Analyzing and Bridging the Gap between Maximizing Total Reward and Discounted Reward in Deep Reinforcement Learning
Shuyu Yin, Fei Wen, Peilin Liu, Tao Luo
TL;DR
The paper tackles objective misalignment in reinforcement learning, showing that simply increasing the discount factor $\gamma$ cannot guarantee alignment between maximizing total return and discounted return in environments with cyclic states. It derives a suboptimality bound revealing a non-vanishing term depending on $(1-\gamma)$ and $L_{\max}$, which motivates two alignment strategies: treating the terminal state value $\mathcal{V}_T$ as a tunable hyper-parameter under theoretical conditions, and calibrating trajectory rewards to ensure modified discounted returns monotonically track total returns for off-policy learning. The authors provide sufficient conditions for alignment across positive, negative, and constant reward settings, along with lemmas on terminal accessibility and absorption probabilities, and validate the theory with experiments using DQN, A2C, TD3, and SAC across multiple tasks including long-horizon environments. A practical trajectory reward data calibration method is proposed, demonstrating robust improvements in performance and discount-factor robustness, and suggesting new proxy designs that better reflect the total return.
Abstract
The optimal objective is a fundamental aspect of reinforcement learning (RL), as it determines how policies are evaluated and optimized.
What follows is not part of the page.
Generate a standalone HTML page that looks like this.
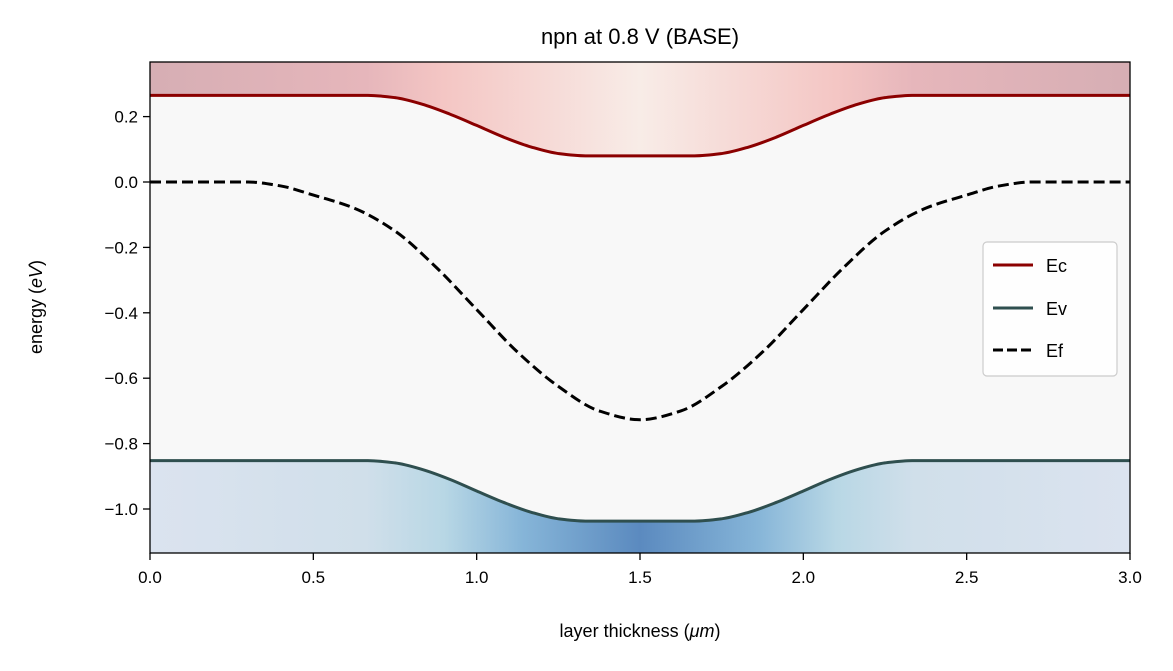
<!DOCTYPE html>
<html><head><meta charset="utf-8"><style>
body{margin:0;background:#fff;}
svg{font-family:"Liberation Sans","DejaVu Sans",sans-serif;}
</style></head><body>
<svg id="chart" width="1173" height="666" viewBox="0 0 1173 666">
<defs>
<linearGradient id="redg" x1="0" x2="1" y1="0" y2="0">
<stop offset="0" stop-color="#d6aeb4"/><stop offset="0.22" stop-color="#e6b6bb"/><stop offset="0.3" stop-color="#f4c6c4"/><stop offset="0.5" stop-color="#f8ece7"/><stop offset="0.7" stop-color="#f4c6c4"/><stop offset="0.78" stop-color="#e6b6bb"/><stop offset="1" stop-color="#d6aeb4"/>
</linearGradient>
<linearGradient id="blueg" x1="0" x2="1" y1="0" y2="0">
<stop offset="0" stop-color="#dbe3ef"/><stop offset="0.22" stop-color="#d0dfea"/><stop offset="0.3" stop-color="#b8d7e5"/><stop offset="0.38" stop-color="#86b5d8"/><stop offset="0.5" stop-color="#5b8abf"/><stop offset="0.62" stop-color="#86b5d8"/><stop offset="0.7" stop-color="#b8d7e5"/><stop offset="0.78" stop-color="#d0dfea"/><stop offset="1" stop-color="#dbe3ef"/>
</linearGradient>
<clipPath id="plotclip"><rect x="150" y="62" width="980" height="491"/></clipPath>
</defs>
<rect x="150" y="62" width="980" height="491" fill="#f8f8f8"/>
<g id="fills" clip-path="url(#plotclip)"></g>
<g id="lines" clip-path="url(#plotclip)"></g>
<rect x="150" y="62" width="980" height="491" fill="none" stroke="#000" stroke-width="1.3"/>
<g id="axes"></g>
<text x="640" y="44" text-anchor="middle" font-size="22">npn at 0.8 V (BASE)</text>
<text x="640" y="637" text-anchor="middle" font-size="18">layer thickness (<tspan font-style="italic">μm</tspan>)</text>
<text transform="translate(42,307) rotate(-90)" text-anchor="middle" font-size="18">energy (<tspan font-style="italic">eV</tspan>)</text>
<g>
<rect x="983" y="242" width="134" height="134" rx="4" fill="#fff" fill-opacity="0.85" stroke="#ccc" stroke-width="1.2"/>
<g><line x1="993" y1="265" x2="1033" y2="265" stroke="#8b0000" stroke-width="3"/><text x="1046" y="272" font-size="18">Ec</text></g>
<g><line x1="993" y1="308" x2="1033" y2="308" stroke="#2f4f4f" stroke-width="3"/><text x="1046" y="315" font-size="18">Ev</text></g>
<g><line x1="993" y1="350" x2="1033" y2="350" stroke="#000" stroke-width="3" stroke-dasharray="10,4"/><text x="1046" y="357" font-size="18">Ef</text></g>
</g>
</svg>
<script>
const bandX=[0,0.5,0.583,0.667,0.75,0.833,0.917,1.0,1.083,1.167,1.25,1.333,1.417,1.5,1.583,1.667,1.75,1.833,1.917,2.0,2.083,2.167,2.25,2.333,2.417,2.5,3.0];
const ecVals=[0.265,0.265,0.265,0.265,0.258,0.238,0.208,0.173,0.137,0.107,0.087,0.080,0.080,0.080,0.080,0.080,0.087,0.107,0.137,0.173,0.208,0.238,0.258,0.265,0.265,0.265,0.265];
const evVals=[-0.852,-0.852,-0.852,-0.852,-0.859,-0.879,-0.909,-0.945,-0.980,-1.010,-1.030,-1.037,-1.037,-1.037,-1.037,-1.037,-1.030,-1.010,-0.980,-0.945,-0.909,-0.879,-0.859,-0.852,-0.852,-0.852,-0.852];
const efX=[0,0.15,0.3,0.4,0.5,0.625,0.75,0.875,1.0,1.125,1.25,1.375,1.5,1.625,1.75,1.875,2.0,2.125,2.25,2.375,2.5,2.6,2.7,2.85,3.0];
const efVals=[0,0,0,-0.012,-0.04,-0.08,-0.15,-0.26,-0.39,-0.52,-0.625,-0.70,-0.727,-0.70,-0.625,-0.52,-0.39,-0.26,-0.15,-0.08,-0.04,-0.012,0,0,0];
const xTicks=[0,0.5,1.0,1.5,2.0,2.5,3.0];
const xTickLabels=["0.0","0.5","1.0","1.5","2.0","2.5","3.0"];
const yTicks=[0.2,0,-0.2,-0.4,-0.6,-0.8,-1.0];
const yTickLabels=["0.2","0.0","−0.2","−0.4","−0.6","−0.8","−1.0"];
const X0=150,X1=1130,XMIN=0,XMAX=3,Y0=182,YS=327,YTOP=62,YBOT=553;
const sx=v=>X0+(v-XMIN)/(XMAX-XMIN)*(X1-X0);
const sy=v=>Y0-v*YS;
const NS="http://www.w3.org/2000/svg";
function smoothPath(xs,ys){
  const p=xs.map((x,i)=>[sx(x),sy(ys[i])]);
  const n=p.length,m=[];
  for(let i=0;i<n;i++){
    if(i===0||i===n-1){m.push(0);continue;}
    const d0=(p[i][1]-p[i-1][1])/(p[i][0]-p[i-1][0]),d1=(p[i+1][1]-p[i][1])/(p[i+1][0]-p[i][0]);
    m.push(d0*d1<=0?0:2/(1/d0+1/d1));
  }
  let d="M"+p[0][0]+","+p[0][1];
  for(let i=0;i<n-1;i++){
    const h=(p[i+1][0]-p[i][0])/3;
    d+=" C"+(p[i][0]+h)+","+(p[i][1]+m[i]*h)+" "+(p[i+1][0]-h)+","+(p[i+1][1]-m[i+1]*h)+" "+p[i+1][0]+","+p[i+1][1];
  }
  return d;
}
const fills=document.getElementById('fills'),lines=document.getElementById('lines'),axes=document.getElementById('axes');
const ecD=smoothPath(bandX,ecVals),evD=smoothPath(bandX,evVals);
let f1=document.createElementNS(NS,'path');
f1.setAttribute('d',ecD+" L"+X1+","+(YTOP-5)+" L"+X0+","+(YTOP-5)+" Z");
f1.setAttribute('fill','url(#redg)');


fills.appendChild(f1);
let f2=document.createElementNS(NS,'path');
f2.setAttribute('d',evD+" L"+X1+","+(YBOT+5)+" L"+X0+","+(YBOT+5)+" Z");
f2.setAttribute('fill','url(#blueg)');


fills.appendChild(f2);
let l1=document.createElementNS(NS,'path');
l1.setAttribute('d',ecD);l1.setAttribute('fill','none');l1.setAttribute('stroke','#8b0000');l1.setAttribute('stroke-width','3');


lines.appendChild(l1);
let l2=document.createElementNS(NS,'path');
l2.setAttribute('d',evD);l2.setAttribute('fill','none');l2.setAttribute('stroke','#2f4f4f');l2.setAttribute('stroke-width','3');


lines.appendChild(l2);
let l3=document.createElementNS(NS,'path');
l3.setAttribute('d',smoothPath(efX,efVals));l3.setAttribute('fill','none');l3.setAttribute('stroke','#000');l3.setAttribute('stroke-width','3');l3.setAttribute('stroke-dasharray','11,5');


lines.appendChild(l3);
xTicks.forEach((v,i)=>{
  const t=document.createElementNS(NS,'line');
  t.setAttribute('x1',sx(v));t.setAttribute('x2',sx(v));t.setAttribute('y1',YBOT);t.setAttribute('y2',YBOT+7);t.setAttribute('stroke','#000');t.setAttribute('stroke-width','1.3');
  
  
  axes.appendChild(t);
  const tx=document.createElementNS(NS,'text');
  tx.setAttribute('x',sx(v));tx.setAttribute('y',YBOT+30);tx.setAttribute('text-anchor','middle');tx.setAttribute('font-size','17');
  tx.textContent=xTickLabels[i];
  
  
  axes.appendChild(tx);
});
yTicks.forEach((v,i)=>{
  const t=document.createElementNS(NS,'line');
  t.setAttribute('x1',X0-7);t.setAttribute('x2',X0);t.setAttribute('y1',sy(v));t.setAttribute('y2',sy(v));t.setAttribute('stroke','#000');t.setAttribute('stroke-width','1.3');
  
  
  axes.appendChild(t);
  const tx=document.createElementNS(NS,'text');
  tx.setAttribute('x',X0-12);tx.setAttribute('y',sy(v)+6);tx.setAttribute('text-anchor','end');tx.setAttribute('font-size','17');
  tx.textContent=yTickLabels[i];
  
  
  axes.appendChild(tx);
});
</script>
</body></html>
While total return maximization is the ideal objective in RL, discounted return maximization is the practical objective due to its stability. This can lead to a misalignment of objectives. To better understand the problem, we theoretically analyze the performance gap between the policy maximizes the total return and the policy maximizes the discounted return. Our analysis reveals that increasing the discount factor can be ineffective at eliminating this gap when environment contains cyclic states,a frequent scenario. To address this issue, we propose two alternative approaches to align the objectives. The first approach achieves alignment by modifying the terminal state value, treating it as a tunable hyper-parameter with its suitable range defined through theoretical analysis. The second approach focuses on calibrating the reward data in trajectories, enabling alignment in practical Deep RL applications using off-policy algorithms. This method enhances robustness to the discount factor and improve performance when the trajectory length is large. Our proposed methods demonstrate that adjusting reward data can achieve alignment, providing an insight that can be leveraged to design new optimization objectives to fundamentally enhance the performance of RL algorithms.